Print exactly the lines from the first one down to the line that contains "import pandas as pd", both included, and skip the pictures.

→ MATERIAL FOR THIS TASK:
[start]

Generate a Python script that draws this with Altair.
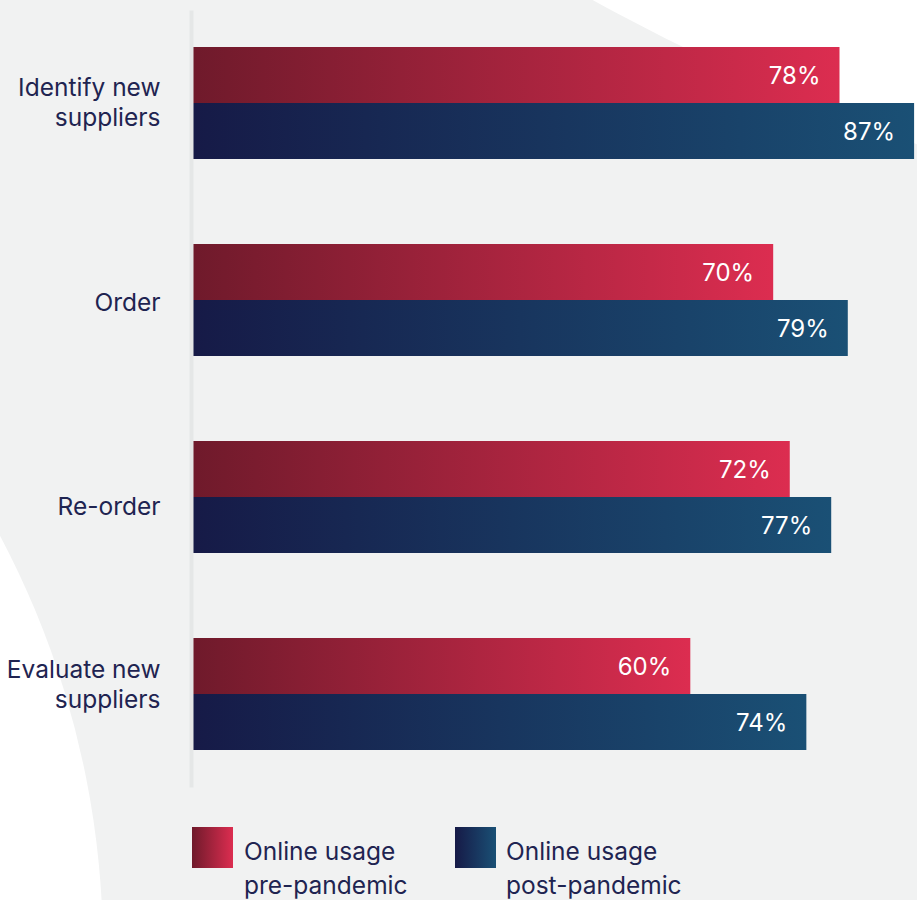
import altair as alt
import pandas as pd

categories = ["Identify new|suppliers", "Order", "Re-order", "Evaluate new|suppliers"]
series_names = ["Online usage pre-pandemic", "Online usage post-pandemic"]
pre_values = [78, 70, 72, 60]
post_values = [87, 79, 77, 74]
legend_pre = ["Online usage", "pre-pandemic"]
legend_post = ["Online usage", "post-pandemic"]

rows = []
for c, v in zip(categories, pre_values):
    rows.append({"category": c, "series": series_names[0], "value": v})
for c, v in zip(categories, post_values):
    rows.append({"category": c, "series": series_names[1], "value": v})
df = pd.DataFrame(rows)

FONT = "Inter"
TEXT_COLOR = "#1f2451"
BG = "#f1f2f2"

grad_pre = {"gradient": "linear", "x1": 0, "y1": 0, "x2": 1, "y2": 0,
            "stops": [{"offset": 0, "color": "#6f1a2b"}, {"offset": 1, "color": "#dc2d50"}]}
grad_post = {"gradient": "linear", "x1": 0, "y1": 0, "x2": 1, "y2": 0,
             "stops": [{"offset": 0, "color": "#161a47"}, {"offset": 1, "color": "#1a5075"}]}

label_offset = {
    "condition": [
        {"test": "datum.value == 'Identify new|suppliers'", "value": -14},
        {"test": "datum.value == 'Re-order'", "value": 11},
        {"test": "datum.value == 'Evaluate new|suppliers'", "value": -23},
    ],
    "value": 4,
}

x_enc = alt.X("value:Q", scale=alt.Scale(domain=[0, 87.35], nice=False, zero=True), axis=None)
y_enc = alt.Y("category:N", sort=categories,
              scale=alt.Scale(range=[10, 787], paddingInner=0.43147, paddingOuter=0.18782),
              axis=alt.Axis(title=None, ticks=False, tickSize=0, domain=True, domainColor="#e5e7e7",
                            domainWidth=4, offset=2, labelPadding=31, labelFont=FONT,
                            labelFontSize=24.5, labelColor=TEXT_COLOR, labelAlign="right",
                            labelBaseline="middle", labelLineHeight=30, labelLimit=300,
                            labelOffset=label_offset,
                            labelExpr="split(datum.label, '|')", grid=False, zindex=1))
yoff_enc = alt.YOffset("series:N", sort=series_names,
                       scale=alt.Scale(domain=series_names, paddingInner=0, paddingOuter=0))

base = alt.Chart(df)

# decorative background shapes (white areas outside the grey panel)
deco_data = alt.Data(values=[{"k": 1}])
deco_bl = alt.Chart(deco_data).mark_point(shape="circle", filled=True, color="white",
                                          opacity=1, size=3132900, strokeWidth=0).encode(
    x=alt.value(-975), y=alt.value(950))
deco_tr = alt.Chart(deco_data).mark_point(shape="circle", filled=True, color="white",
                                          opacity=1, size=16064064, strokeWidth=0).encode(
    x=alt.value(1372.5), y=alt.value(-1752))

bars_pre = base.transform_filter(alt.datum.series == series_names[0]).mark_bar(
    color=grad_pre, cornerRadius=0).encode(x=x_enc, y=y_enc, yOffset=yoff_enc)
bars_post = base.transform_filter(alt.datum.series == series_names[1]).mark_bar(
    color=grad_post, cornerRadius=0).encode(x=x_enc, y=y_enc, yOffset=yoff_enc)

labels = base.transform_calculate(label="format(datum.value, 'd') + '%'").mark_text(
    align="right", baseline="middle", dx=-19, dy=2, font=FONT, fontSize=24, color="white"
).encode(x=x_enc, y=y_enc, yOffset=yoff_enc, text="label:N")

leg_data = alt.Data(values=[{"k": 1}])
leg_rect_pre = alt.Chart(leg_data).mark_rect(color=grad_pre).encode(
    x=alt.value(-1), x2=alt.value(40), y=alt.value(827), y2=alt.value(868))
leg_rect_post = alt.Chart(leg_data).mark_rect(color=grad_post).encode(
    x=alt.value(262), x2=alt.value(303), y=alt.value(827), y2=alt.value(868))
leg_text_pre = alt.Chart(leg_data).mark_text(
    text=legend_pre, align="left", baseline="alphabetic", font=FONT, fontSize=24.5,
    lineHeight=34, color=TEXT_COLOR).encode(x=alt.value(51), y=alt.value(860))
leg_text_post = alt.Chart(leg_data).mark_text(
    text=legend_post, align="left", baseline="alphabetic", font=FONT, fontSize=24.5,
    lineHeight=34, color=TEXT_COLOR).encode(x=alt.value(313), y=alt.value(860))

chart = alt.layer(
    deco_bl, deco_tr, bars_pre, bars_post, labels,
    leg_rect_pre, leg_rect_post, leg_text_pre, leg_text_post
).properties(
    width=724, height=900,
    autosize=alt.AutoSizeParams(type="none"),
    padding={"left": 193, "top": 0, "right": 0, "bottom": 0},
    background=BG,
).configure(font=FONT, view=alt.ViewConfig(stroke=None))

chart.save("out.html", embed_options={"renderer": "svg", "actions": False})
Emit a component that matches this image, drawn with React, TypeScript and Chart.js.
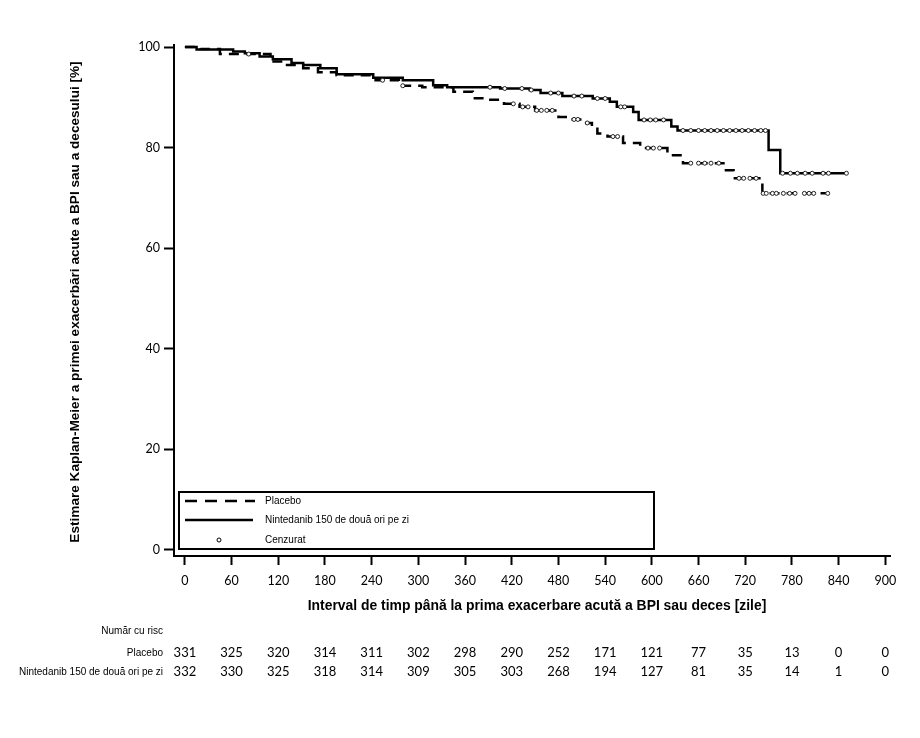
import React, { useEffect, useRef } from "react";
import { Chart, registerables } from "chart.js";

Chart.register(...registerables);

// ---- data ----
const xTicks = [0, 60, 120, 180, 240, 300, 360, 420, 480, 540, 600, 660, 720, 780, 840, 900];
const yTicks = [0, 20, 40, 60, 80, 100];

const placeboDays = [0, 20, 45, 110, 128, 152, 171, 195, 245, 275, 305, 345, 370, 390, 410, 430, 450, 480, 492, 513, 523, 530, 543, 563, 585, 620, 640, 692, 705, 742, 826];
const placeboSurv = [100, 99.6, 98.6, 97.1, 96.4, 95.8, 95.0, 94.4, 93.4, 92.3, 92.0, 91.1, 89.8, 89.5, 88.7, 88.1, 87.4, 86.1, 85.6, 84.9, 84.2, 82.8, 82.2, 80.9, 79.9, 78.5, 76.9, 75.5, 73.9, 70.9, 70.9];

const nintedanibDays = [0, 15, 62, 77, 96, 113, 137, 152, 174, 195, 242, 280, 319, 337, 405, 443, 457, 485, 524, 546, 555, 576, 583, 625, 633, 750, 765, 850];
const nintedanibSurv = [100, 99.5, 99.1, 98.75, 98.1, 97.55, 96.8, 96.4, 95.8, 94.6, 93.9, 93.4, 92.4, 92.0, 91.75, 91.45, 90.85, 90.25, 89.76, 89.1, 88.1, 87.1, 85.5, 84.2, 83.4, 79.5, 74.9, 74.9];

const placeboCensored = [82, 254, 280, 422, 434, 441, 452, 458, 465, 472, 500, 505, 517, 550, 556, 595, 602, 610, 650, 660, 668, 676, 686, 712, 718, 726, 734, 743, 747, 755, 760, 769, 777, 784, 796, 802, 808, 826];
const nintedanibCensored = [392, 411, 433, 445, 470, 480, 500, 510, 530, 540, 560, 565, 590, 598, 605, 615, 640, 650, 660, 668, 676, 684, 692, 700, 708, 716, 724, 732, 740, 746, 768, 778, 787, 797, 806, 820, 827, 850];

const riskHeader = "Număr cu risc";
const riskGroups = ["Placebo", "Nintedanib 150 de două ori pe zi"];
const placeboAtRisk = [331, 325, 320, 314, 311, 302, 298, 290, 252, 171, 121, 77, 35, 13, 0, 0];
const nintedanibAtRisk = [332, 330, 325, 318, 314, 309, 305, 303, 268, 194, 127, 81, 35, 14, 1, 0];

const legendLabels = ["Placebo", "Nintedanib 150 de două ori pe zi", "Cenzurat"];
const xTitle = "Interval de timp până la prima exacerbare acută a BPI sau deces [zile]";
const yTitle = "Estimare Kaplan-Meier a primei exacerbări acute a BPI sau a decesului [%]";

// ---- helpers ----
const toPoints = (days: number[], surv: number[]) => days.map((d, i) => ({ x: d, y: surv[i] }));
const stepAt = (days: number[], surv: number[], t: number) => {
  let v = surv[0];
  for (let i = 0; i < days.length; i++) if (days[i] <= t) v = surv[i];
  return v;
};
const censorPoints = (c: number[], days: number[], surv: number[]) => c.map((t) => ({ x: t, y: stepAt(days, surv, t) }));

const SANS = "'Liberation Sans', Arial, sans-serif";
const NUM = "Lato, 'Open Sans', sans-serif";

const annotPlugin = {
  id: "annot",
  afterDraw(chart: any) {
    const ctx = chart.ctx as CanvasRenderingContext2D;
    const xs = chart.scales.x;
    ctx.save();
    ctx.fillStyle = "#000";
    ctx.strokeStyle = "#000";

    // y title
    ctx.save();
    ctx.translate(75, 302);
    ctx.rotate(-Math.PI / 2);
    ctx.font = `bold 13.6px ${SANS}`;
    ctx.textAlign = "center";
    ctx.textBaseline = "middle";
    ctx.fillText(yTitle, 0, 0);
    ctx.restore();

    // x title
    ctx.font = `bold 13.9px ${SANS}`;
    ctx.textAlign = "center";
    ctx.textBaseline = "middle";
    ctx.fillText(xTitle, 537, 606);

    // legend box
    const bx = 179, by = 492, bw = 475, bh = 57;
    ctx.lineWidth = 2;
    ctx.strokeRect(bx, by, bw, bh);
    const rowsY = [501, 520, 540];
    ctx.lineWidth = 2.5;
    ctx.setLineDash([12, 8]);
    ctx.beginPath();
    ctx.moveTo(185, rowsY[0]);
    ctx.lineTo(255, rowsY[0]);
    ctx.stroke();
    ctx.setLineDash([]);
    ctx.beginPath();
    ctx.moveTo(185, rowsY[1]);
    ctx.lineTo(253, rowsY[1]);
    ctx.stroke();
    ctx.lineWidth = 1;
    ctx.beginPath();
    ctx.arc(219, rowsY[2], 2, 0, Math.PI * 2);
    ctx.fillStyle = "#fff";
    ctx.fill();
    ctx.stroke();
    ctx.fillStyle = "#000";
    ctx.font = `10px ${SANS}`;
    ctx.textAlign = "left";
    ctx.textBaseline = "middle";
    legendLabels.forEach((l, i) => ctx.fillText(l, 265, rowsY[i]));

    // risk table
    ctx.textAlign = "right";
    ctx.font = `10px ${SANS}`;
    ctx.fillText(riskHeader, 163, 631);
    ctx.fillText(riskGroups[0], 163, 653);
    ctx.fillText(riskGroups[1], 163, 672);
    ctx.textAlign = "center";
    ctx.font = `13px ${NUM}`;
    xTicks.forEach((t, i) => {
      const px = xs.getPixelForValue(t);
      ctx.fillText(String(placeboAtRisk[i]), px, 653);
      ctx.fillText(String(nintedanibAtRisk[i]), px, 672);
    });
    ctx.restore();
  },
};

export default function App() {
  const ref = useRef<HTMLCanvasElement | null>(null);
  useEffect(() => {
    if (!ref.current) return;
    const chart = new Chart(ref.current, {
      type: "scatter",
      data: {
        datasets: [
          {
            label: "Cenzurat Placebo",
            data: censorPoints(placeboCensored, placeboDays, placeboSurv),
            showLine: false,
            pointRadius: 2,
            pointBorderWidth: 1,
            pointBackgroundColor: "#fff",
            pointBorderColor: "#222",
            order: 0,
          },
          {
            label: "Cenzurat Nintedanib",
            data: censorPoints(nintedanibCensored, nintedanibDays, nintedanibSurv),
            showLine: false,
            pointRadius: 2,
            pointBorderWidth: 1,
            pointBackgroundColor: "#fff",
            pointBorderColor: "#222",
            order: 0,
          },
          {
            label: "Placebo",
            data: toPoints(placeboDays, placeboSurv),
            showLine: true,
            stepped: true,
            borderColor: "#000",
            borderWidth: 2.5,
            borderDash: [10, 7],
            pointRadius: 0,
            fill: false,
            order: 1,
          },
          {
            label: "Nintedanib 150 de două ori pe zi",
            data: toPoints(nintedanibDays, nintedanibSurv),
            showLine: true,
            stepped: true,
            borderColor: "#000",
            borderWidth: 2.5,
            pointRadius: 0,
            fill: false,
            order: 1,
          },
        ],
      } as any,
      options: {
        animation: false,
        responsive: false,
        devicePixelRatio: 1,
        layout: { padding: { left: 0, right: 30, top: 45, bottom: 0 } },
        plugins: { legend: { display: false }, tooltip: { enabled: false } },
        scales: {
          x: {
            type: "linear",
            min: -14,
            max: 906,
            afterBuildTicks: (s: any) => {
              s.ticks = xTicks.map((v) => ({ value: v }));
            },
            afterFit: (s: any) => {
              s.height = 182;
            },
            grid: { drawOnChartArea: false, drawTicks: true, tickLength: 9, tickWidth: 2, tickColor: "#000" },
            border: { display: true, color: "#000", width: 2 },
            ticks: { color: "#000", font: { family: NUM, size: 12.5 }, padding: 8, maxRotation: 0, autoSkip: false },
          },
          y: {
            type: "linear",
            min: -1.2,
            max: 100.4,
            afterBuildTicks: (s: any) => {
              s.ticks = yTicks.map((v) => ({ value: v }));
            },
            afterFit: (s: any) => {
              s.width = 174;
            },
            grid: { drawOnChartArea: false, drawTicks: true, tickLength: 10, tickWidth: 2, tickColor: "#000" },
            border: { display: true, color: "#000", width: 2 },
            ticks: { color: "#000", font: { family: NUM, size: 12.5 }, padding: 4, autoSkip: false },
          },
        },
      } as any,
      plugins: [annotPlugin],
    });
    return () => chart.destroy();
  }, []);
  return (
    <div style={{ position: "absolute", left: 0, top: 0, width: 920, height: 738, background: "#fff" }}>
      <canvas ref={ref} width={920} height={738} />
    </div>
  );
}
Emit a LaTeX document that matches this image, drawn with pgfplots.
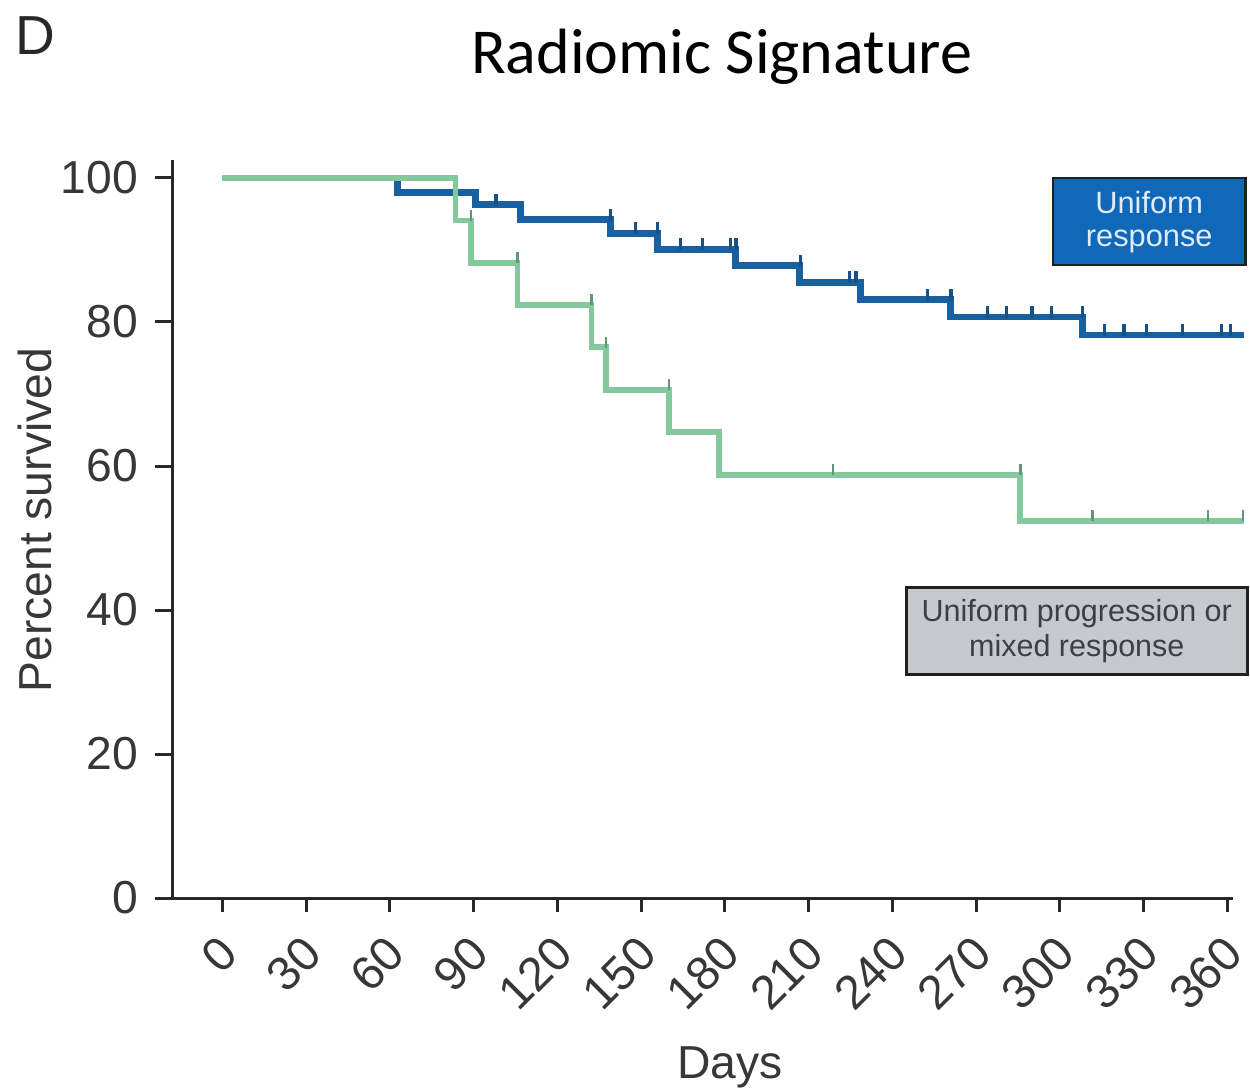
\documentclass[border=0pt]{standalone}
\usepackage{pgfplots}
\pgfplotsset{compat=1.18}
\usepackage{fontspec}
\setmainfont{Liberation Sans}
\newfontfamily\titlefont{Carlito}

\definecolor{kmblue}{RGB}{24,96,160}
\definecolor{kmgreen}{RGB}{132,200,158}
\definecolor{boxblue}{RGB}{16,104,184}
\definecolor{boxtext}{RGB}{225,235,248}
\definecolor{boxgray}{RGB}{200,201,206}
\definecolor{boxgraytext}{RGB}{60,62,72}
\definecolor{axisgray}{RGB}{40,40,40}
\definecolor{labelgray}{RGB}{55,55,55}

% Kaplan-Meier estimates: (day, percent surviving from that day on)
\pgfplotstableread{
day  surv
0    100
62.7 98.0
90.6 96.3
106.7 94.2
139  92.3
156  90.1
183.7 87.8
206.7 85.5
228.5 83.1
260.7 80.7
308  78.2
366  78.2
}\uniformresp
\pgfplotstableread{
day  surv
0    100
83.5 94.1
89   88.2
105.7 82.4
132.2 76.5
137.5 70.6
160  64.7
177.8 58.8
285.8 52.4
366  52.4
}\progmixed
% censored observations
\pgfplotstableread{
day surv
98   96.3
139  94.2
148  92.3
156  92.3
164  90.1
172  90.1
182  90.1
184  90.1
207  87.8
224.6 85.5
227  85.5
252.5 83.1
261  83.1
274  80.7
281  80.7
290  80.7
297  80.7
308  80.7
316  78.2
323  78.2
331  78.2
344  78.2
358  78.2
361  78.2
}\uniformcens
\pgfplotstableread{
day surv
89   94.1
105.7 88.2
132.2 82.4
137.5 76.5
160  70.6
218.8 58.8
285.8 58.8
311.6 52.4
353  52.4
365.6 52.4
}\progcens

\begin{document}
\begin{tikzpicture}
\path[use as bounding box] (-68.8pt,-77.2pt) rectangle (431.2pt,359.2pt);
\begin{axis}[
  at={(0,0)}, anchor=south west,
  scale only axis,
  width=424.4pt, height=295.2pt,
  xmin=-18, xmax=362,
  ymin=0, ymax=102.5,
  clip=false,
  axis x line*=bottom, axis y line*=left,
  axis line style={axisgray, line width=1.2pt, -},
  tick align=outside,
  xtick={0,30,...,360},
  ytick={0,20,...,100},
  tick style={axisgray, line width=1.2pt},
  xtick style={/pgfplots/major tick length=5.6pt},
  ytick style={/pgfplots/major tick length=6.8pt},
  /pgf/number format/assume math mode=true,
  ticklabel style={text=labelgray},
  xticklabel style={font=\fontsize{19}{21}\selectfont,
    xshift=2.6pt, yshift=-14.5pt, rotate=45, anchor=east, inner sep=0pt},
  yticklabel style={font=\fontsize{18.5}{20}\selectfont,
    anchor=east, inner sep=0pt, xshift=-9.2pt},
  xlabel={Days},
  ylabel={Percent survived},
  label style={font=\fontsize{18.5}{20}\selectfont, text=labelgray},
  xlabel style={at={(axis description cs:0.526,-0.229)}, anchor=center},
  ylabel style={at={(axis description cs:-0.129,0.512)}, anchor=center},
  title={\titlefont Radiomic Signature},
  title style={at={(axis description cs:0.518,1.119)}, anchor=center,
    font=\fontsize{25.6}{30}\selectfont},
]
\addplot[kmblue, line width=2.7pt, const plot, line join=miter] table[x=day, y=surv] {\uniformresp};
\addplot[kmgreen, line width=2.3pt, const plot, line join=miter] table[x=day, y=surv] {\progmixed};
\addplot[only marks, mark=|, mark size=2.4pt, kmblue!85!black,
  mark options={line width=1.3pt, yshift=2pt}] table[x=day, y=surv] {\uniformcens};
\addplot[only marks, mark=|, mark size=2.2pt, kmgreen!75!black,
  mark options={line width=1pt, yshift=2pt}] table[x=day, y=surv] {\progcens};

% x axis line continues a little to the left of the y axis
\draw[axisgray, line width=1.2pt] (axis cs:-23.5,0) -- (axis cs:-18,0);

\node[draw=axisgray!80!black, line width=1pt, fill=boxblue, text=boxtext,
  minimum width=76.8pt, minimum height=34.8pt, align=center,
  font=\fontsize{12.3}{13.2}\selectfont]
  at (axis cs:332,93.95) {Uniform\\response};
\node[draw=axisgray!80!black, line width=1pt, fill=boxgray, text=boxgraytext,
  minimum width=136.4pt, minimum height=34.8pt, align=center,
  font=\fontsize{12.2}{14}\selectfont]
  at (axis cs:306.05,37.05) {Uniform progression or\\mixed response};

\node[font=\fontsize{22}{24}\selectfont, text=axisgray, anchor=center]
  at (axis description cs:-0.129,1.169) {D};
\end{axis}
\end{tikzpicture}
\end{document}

[end]

→ WRITTEN REPLY:
Generate a Python script that draws this with Altair.
import altair as alt
import pandas as pd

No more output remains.